Ancak hakim rolündeki William Shakespeare, edebiyata olan egemenliğini kullanarak varyant sayılan bu eseri biricik yapar. İnsanlar birbirine kavuşamayan iki düşman ailenin çocuklarından çok ötede, onların acısını içlerinde hissettikleri için benimserler bu oyunu.

“Şiddetle başlayan hazlar, şiddetle son bulurlar,
Ölümleri olur zaferleri,
Öpüşürken yok olan ateşle barut gibi.”

Ünlenir! Eserleri sayısız dile çevrilir. Hatta Romeo ve Juliet birçok ülkede birçok oyuncunun karakteri haline gelir. Bilge atasözleri ve modern örnekleriyle ilgisini çeker insanların. William beşinci rolünü de hakkıyla oynayarak devam eder sahnesine.

2. Perde 3. Sahne

Kraliçe I. Elizabeth tiyatroya önem veren bir hükümdardır. Bu nedenle dönemin İngiltere’sinde sahneye ve oyuna değer verilir. Normalde yazarların tutunmakta zorlandığı o dönemlerde William, hisse sahibi olduğu tiyatro topluluğuyla (Lord Chamberlain’s Men) dünya tiyatrosuna yön verir. Elizabeth’in ölmesiyle Kral I. James bu topluluğun ismini değiştirir ve King’s Men yapar. 1600’lerin en büyük tiyatro topluluğu olarak kayıtlara geçer.

“Altıncı çağında ise palyaço giysileriyle,
Gözünde gözlüğü, yanında çantası,
Gençliğinden kalma pantalonu zayıflamış vücuduna bol gelir.
Ve kalın erkek sesi, çocukluğundaki gibi incelir.”

Başlar Shakespeare’in ‘altın’cı çağı! 50’li yaşlarında yavaş yavaş ve emin adımlarla ilerlediği başarının meyvelerini yemeye başlar. Tiyatro topluluğundan kayda değer paralar elde eder. Ayrıca I. James’in desteği tamdır şaire. Bu da King’s Men’i ilerletmeye ve refah içinde yaşamaya başladığı döneme denk gelmektedir. Ancak son çağına yaklaştığından habersiz, gözünde gözlüğü, yanında çantasıyla ilerler sona.

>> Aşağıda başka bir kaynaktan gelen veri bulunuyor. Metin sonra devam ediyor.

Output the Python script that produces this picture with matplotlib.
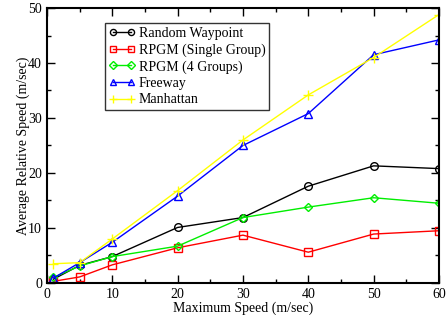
import matplotlib
matplotlib.use("Agg")
import matplotlib.pyplot as plt
from matplotlib.ticker import MultipleLocator

plt.rcParams['font.family'] = ['Liberation Serif', 'DejaVu Serif']

speeds = [1, 5, 10, 20, 30, 40, 50, 60]
random_waypoint = [0.7, 3.2, 4.8, 10.1, 11.9, 17.6, 21.3, 20.8]
rpgm_single = [0.3, 1.1, 3.3, 6.4, 8.7, 5.6, 8.9, 9.5]
rpgm_four = [1.0, 3.1, 4.8, 6.7, 11.9, 13.8, 15.5, 14.5]
freeway = [0.9, 3.7, 7.4, 15.8, 25.0, 30.8, 41.5, 44.2]
manhattan = [3.5, 3.7, 8.0, 16.8, 26.0, 34.2, 41.0, 48.8]

labels = ["Random Waypoint", "RPGM (Single Group)", "RPGM (4 Groups)", "Freeway", "Manhattan"]

fig = plt.figure(figsize=(4.47, 3.15), dpi=100)
ax = fig.add_axes([0.105, 0.1016, 0.877, 0.873])

ax.plot(speeds, random_waypoint, color='black', marker='o', ms=5.5, mfc='none', lw=1, label=labels[0])
ax.plot(speeds, rpgm_single, color='red', marker='s', ms=5.5, mfc='none', lw=1, label=labels[1])
ax.plot(speeds, rpgm_four, color='#00ee00', marker='D', ms=4.5, mfc='none', lw=1, label=labels[2])
ax.plot(speeds, freeway, color='blue', marker='^', ms=6, mfc='none', lw=1, label=labels[3])
ax.plot(speeds, manhattan, color='#ffff00', marker='+', ms=7, lw=1, label=labels[4])

ax.set_xlim(0, 60)
ax.set_ylim(0, 50)
ax.xaxis.set_major_locator(MultipleLocator(10))
ax.xaxis.set_minor_locator(MultipleLocator(5))
ax.yaxis.set_major_locator(MultipleLocator(10))
ax.yaxis.set_minor_locator(MultipleLocator(5))
ax.tick_params(which='both', direction='in', top=True, right=True, labelsize=10)
ax.tick_params(which='major', length=6, width=1)
ax.tick_params(which='minor', length=3, width=1)
for s in ax.spines.values():
    s.set_linewidth(1.5)

ax.set_xlabel("Maximum Speed (m/sec)", fontsize=10, labelpad=0.5)
ax.set_ylabel("Average Relative Speed (m/sec)", fontsize=10, labelpad=-1)

leg = ax.legend(loc='upper left', bbox_to_anchor=(0.148, 0.945), fontsize=10,
                frameon=True, fancybox=False, edgecolor='black', handlelength=1.9,
                numpoints=2, markerscale=0.8,
                handletextpad=0.3, labelspacing=0.25, borderpad=0.25, borderaxespad=0)
leg.get_frame().set_linewidth(1)

fig.savefig("out.png", dpi=100)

2. Perde 4. Sahne (Son Sahne)

1616… 52 yaşında… Ardında yine kocaman bilinmezliklerini bırakarak sahnesinin perdesini kapatır.

“Son çağda bu olaylı tarih sona erer.
İkinci çocukla her şey biter.
Dişsiz, gözsüz, tatsız, hiçbir şeysiz..”

Ölümüyle ilgili birçok rivayet vardır. Ama kesin bir kayıt maalesef yoktur elimizde. Bilinmezliktir William Shakespeare! Anlatılanlar; rivayet, ufak tefek kanıt ve notlardan ibarettir. Bunun dışında eserleri vardır. Elimizde, dilimizde, sahnemizde… Yıllarca öğretilen, ana dilde olmayan şiirin etkisini kaybedeceği düşüncesini yok edercesine hem de… Bilinmezlikteki ünün hikayesidir Shakespeare’in hayatı. İşte bu yazı da Shakespeare’in yedi çağı…

"Bütün dünya bir sahnedir.

Ve bütün erkekler ve kadınlar sadece birer oyuncu…

Girerler ve çıkarlar.

Bir kişi birçok rolü birden oynar, bu oyun insanın yedi çağıdır."

Sahnenizde yedi çağınıza uygun rolleri oynarken kendi hayatınızın ustası olmanızı umarım.